WHAT TO DO >> What lies from the line containing "Write the D3.js code for this chart." through the line containing "const fmt = v"? Print exactly those lines, with both ends, and no others.
--- START INFORMATION GIVEN ---
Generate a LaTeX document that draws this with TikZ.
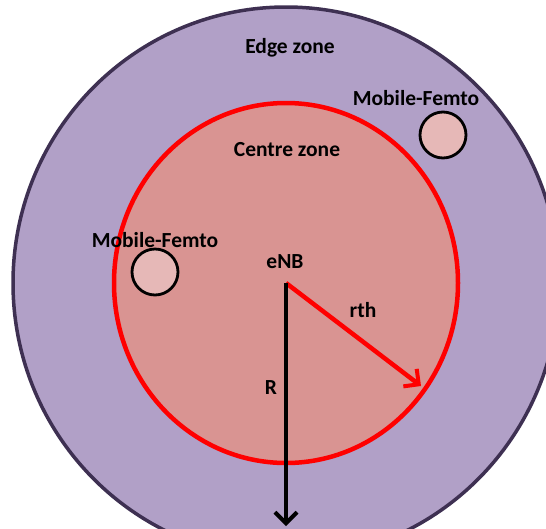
--- END INFORMATION GIVEN ---
--- START INFORMATION GIVEN ---
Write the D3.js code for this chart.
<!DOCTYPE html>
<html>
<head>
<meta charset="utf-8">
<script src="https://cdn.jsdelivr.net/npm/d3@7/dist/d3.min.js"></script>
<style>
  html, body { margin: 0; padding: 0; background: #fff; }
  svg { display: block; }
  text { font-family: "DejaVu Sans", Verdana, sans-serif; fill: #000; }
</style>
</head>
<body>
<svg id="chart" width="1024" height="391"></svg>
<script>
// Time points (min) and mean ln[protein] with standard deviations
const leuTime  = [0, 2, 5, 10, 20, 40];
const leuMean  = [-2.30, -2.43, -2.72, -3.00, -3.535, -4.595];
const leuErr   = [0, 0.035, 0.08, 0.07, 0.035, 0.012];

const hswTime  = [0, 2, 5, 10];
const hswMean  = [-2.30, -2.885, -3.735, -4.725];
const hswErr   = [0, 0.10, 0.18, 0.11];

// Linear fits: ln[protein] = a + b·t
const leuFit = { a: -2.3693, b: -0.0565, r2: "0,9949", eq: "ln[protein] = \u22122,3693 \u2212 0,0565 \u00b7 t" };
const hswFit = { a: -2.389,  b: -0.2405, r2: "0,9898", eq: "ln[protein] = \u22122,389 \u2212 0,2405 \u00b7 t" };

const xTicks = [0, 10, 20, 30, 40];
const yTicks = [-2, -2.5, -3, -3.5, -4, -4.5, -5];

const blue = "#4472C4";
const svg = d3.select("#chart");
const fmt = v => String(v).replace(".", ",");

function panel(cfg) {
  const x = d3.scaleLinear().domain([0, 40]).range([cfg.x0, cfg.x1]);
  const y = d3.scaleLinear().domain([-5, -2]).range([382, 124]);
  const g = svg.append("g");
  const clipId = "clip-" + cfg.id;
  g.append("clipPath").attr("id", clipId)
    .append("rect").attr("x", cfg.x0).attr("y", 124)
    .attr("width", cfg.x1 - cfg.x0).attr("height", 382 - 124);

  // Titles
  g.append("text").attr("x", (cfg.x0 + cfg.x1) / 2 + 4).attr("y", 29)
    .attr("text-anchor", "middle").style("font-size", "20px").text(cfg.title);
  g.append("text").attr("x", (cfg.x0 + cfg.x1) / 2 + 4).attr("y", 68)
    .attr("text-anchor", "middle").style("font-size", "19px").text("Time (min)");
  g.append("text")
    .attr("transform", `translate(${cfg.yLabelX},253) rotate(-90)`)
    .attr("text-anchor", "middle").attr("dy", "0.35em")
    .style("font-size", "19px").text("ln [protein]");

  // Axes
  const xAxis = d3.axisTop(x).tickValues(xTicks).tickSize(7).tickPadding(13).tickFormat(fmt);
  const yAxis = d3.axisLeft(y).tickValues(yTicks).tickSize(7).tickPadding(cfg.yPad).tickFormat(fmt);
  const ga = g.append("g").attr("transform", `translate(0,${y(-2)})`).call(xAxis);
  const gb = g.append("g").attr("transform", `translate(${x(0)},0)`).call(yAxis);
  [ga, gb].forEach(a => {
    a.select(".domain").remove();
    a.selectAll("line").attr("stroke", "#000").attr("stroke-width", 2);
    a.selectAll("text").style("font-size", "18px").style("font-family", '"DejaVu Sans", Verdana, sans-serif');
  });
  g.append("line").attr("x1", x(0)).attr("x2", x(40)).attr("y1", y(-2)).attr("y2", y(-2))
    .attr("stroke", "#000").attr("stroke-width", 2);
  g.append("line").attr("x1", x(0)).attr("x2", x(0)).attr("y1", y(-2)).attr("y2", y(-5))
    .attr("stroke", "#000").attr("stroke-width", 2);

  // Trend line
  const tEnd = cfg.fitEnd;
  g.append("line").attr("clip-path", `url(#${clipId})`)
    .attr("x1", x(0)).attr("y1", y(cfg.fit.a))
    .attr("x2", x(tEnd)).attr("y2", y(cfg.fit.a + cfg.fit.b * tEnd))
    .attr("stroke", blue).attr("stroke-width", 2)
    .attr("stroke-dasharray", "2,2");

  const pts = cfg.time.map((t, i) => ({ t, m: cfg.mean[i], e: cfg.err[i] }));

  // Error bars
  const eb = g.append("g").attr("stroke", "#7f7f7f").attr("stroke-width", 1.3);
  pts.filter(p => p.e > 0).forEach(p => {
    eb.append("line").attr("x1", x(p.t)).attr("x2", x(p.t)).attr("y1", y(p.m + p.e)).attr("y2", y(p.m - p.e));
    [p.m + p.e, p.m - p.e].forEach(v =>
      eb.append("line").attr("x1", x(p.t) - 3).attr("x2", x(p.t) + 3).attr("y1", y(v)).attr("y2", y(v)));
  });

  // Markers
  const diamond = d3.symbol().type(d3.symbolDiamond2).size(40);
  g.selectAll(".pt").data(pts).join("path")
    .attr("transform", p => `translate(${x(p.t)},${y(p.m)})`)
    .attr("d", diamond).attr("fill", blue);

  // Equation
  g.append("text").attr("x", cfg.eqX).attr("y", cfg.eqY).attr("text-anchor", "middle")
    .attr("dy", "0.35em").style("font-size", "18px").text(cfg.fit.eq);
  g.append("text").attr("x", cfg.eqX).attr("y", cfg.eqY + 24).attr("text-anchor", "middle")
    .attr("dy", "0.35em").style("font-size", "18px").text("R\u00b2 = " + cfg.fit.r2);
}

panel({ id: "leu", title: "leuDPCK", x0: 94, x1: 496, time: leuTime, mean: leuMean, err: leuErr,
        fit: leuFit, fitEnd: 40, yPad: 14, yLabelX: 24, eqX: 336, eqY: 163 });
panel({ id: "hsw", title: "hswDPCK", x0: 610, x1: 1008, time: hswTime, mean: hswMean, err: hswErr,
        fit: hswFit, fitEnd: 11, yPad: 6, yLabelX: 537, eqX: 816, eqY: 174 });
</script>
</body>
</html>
--- END INFORMATION GIVEN ---
--- START INFORMATION GIVEN ---
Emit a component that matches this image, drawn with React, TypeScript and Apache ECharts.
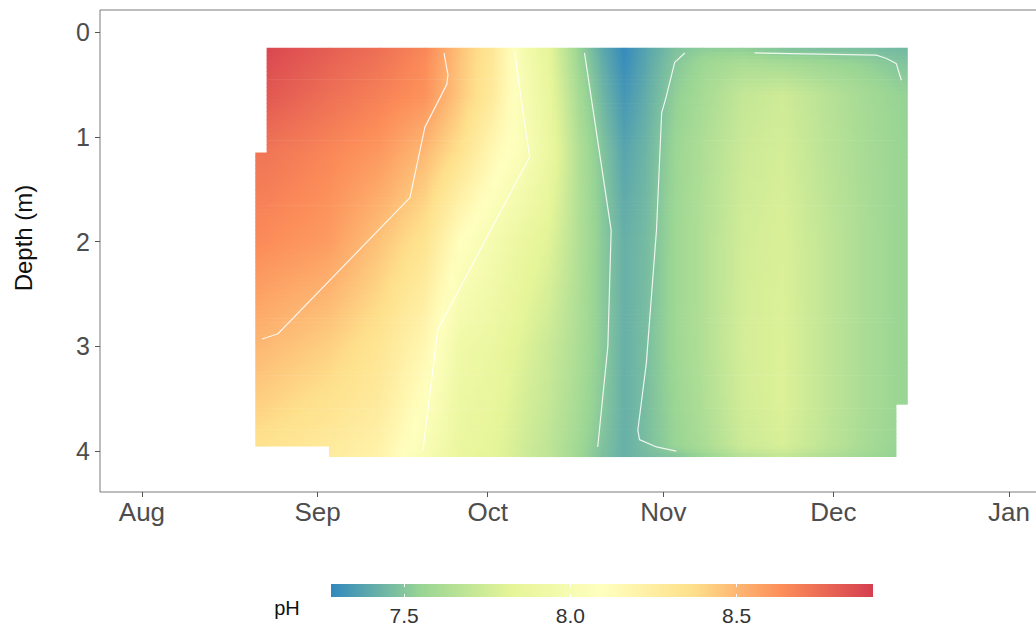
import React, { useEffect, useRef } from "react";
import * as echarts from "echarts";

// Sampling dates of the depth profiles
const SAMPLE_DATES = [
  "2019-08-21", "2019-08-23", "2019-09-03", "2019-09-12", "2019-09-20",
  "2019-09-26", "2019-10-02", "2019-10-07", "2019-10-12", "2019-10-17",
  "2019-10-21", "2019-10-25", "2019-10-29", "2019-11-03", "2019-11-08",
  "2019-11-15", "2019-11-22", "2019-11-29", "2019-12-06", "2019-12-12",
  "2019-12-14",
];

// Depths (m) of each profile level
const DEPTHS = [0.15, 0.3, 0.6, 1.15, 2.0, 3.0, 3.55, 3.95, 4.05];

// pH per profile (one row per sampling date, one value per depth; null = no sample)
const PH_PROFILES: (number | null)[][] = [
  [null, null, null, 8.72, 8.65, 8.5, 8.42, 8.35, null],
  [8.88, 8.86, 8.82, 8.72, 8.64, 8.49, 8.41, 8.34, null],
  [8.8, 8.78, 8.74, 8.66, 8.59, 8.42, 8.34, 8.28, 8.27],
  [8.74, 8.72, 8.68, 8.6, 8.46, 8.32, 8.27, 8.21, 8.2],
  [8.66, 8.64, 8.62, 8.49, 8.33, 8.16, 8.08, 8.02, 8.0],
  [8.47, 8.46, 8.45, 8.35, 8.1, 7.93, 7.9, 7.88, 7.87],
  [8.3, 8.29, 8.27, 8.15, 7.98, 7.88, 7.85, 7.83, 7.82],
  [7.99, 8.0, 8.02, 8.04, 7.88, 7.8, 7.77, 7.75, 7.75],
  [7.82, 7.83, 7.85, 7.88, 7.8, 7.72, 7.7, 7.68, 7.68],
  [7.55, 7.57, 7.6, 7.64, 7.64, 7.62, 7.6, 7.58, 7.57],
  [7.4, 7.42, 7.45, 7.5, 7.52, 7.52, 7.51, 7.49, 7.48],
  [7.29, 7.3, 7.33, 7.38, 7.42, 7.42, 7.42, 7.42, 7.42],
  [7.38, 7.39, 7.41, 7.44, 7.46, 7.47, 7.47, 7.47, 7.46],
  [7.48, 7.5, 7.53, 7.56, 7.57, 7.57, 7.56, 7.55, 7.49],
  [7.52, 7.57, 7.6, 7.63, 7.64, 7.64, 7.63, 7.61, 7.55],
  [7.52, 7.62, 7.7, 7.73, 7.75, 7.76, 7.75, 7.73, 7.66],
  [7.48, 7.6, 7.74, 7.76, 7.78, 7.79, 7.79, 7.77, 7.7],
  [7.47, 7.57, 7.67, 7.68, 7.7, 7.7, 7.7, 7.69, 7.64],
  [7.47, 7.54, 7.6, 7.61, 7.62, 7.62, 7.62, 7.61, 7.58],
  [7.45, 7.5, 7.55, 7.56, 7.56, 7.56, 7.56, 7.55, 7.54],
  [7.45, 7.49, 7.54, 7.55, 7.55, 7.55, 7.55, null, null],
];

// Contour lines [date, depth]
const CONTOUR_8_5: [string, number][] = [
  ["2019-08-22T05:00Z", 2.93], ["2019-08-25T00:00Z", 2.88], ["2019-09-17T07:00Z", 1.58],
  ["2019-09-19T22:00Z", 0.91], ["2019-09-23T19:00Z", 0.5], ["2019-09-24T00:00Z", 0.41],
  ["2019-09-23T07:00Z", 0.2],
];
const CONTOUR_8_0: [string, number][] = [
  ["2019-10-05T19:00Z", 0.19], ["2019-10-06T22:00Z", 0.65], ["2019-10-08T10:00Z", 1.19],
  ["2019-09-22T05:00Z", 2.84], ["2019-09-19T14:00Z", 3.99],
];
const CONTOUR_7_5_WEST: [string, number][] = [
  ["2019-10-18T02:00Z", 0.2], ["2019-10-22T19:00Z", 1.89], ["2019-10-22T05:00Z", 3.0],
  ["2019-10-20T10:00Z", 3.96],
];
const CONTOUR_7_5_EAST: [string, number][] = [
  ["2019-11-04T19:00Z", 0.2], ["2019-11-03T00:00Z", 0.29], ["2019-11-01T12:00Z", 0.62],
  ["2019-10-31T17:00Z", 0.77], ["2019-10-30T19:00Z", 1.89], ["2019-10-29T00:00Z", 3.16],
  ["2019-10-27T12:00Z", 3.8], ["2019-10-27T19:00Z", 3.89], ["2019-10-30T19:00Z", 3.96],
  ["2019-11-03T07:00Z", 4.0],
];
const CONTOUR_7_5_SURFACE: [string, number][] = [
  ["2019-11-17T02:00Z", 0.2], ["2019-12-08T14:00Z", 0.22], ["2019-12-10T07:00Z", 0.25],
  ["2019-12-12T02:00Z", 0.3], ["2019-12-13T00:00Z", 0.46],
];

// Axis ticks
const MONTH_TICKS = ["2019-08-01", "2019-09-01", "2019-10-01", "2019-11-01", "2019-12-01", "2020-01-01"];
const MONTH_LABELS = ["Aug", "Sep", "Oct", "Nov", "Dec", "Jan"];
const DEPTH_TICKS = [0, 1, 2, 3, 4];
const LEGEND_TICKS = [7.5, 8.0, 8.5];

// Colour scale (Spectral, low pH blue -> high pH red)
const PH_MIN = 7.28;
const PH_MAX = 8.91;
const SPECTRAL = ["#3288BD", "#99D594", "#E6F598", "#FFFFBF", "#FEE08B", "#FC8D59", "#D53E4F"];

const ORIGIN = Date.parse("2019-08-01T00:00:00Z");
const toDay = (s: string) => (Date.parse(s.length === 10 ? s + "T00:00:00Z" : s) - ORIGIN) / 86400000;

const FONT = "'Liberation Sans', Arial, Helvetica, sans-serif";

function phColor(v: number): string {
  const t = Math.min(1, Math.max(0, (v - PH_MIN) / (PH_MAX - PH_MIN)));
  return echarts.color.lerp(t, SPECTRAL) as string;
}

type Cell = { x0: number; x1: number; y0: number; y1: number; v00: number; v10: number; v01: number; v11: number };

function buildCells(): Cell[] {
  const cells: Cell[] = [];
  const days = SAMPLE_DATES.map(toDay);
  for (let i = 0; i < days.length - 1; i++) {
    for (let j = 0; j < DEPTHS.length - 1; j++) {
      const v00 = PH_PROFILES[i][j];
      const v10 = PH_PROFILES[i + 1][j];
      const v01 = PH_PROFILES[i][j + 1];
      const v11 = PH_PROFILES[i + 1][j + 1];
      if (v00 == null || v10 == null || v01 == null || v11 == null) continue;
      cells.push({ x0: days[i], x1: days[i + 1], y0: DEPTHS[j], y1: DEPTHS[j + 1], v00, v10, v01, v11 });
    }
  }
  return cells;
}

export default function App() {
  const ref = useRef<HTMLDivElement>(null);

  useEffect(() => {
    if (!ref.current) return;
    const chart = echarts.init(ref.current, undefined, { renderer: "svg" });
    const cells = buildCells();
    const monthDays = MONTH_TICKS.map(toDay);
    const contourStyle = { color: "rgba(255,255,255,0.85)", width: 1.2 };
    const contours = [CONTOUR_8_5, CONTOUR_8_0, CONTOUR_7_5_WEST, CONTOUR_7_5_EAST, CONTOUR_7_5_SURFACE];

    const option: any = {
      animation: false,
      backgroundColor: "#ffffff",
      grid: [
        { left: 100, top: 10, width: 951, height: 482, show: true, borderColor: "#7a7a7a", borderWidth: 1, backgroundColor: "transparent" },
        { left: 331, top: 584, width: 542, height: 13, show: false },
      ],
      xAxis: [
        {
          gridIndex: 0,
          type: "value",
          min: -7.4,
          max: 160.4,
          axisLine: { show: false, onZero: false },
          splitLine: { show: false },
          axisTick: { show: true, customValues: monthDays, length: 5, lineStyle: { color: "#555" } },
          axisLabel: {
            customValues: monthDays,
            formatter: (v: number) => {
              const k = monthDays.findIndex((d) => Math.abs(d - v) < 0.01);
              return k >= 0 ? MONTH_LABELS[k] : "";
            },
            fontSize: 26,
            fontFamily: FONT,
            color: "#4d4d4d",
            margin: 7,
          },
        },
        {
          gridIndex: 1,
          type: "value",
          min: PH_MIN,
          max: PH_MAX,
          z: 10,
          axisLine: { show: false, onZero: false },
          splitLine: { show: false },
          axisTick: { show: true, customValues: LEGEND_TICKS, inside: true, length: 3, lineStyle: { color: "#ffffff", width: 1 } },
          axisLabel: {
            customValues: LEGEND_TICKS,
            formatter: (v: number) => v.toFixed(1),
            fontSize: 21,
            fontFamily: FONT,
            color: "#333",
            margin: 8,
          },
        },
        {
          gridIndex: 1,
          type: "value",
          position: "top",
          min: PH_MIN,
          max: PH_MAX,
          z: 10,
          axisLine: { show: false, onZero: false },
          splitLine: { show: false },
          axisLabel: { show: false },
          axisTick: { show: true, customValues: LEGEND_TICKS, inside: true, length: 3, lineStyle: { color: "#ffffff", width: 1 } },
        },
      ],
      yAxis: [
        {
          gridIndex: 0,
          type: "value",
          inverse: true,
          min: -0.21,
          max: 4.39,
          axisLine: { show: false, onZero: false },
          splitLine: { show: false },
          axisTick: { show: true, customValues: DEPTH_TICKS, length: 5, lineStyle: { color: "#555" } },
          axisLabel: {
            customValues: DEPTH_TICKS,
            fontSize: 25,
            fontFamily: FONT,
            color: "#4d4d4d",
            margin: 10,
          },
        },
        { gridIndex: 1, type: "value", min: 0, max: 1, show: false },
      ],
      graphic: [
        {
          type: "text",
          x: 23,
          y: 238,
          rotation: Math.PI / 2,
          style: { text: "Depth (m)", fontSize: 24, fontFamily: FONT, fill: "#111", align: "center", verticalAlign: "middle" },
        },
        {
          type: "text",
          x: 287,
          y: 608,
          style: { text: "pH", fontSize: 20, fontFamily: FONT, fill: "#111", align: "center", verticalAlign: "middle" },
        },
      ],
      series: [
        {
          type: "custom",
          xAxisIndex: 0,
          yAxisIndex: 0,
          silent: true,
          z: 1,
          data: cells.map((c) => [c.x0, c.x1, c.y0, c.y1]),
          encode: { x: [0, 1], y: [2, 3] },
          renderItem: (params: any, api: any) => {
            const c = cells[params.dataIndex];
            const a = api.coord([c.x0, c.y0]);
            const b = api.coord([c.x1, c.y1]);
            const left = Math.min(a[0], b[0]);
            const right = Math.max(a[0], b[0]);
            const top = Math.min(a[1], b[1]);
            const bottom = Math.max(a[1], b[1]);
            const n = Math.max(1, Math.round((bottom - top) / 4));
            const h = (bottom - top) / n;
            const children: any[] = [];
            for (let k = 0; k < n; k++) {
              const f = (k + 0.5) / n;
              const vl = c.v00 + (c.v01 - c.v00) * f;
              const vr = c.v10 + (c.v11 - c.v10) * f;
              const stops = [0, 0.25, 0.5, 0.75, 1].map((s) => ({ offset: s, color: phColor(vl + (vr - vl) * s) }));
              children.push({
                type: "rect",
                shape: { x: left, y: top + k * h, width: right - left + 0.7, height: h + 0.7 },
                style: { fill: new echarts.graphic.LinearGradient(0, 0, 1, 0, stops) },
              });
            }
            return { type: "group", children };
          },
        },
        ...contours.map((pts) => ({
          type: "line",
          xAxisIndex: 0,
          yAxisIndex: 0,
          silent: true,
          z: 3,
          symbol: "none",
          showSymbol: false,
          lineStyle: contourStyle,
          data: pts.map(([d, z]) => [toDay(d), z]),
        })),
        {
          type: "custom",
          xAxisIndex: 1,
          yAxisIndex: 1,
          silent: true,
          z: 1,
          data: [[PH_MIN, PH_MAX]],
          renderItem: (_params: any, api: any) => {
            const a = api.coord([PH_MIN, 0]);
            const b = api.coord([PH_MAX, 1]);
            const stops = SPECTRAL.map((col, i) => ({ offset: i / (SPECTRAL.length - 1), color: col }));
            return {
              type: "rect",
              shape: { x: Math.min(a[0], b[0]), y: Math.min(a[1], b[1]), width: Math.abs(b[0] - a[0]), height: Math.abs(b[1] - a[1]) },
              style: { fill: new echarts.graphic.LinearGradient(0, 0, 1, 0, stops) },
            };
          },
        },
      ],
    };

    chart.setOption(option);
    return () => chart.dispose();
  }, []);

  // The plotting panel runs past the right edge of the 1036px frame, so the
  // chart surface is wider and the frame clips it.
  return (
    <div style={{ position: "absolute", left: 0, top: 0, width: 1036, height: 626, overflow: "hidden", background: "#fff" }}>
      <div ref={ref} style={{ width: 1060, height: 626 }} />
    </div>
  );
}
--- END INFORMATION GIVEN ---
RESPONSE >>
Write the D3.js code for this chart.
<!DOCTYPE html>
<html>
<head>
<meta charset="utf-8">
<script src="https://cdn.jsdelivr.net/npm/d3@7/dist/d3.min.js"></script>
<style>
  html, body { margin: 0; padding: 0; background: #fff; }
  svg { display: block; }
  text { font-family: "DejaVu Sans", Verdana, sans-serif; fill: #000; }
</style>
</head>
<body>
<svg id="chart" width="1024" height="391"></svg>
<script>
// Time points (min) and mean ln[protein] with standard deviations
const leuTime  = [0, 2, 5, 10, 20, 40];
const leuMean  = [-2.30, -2.43, -2.72, -3.00, -3.535, -4.595];
const leuErr   = [0, 0.035, 0.08, 0.07, 0.035, 0.012];

const hswTime  = [0, 2, 5, 10];
const hswMean  = [-2.30, -2.885, -3.735, -4.725];
const hswErr   = [0, 0.10, 0.18, 0.11];

// Linear fits: ln[protein] = a + b·t
const leuFit = { a: -2.3693, b: -0.0565, r2: "0,9949", eq: "ln[protein] = \u22122,3693 \u2212 0,0565 \u00b7 t" };
const hswFit = { a: -2.389,  b: -0.2405, r2: "0,9898", eq: "ln[protein] = \u22122,389 \u2212 0,2405 \u00b7 t" };

const xTicks = [0, 10, 20, 30, 40];
const yTicks = [-2, -2.5, -3, -3.5, -4, -4.5, -5];

const blue = "#4472C4";
const svg = d3.select("#chart");
const fmt = v => String(v).replace(".", ",");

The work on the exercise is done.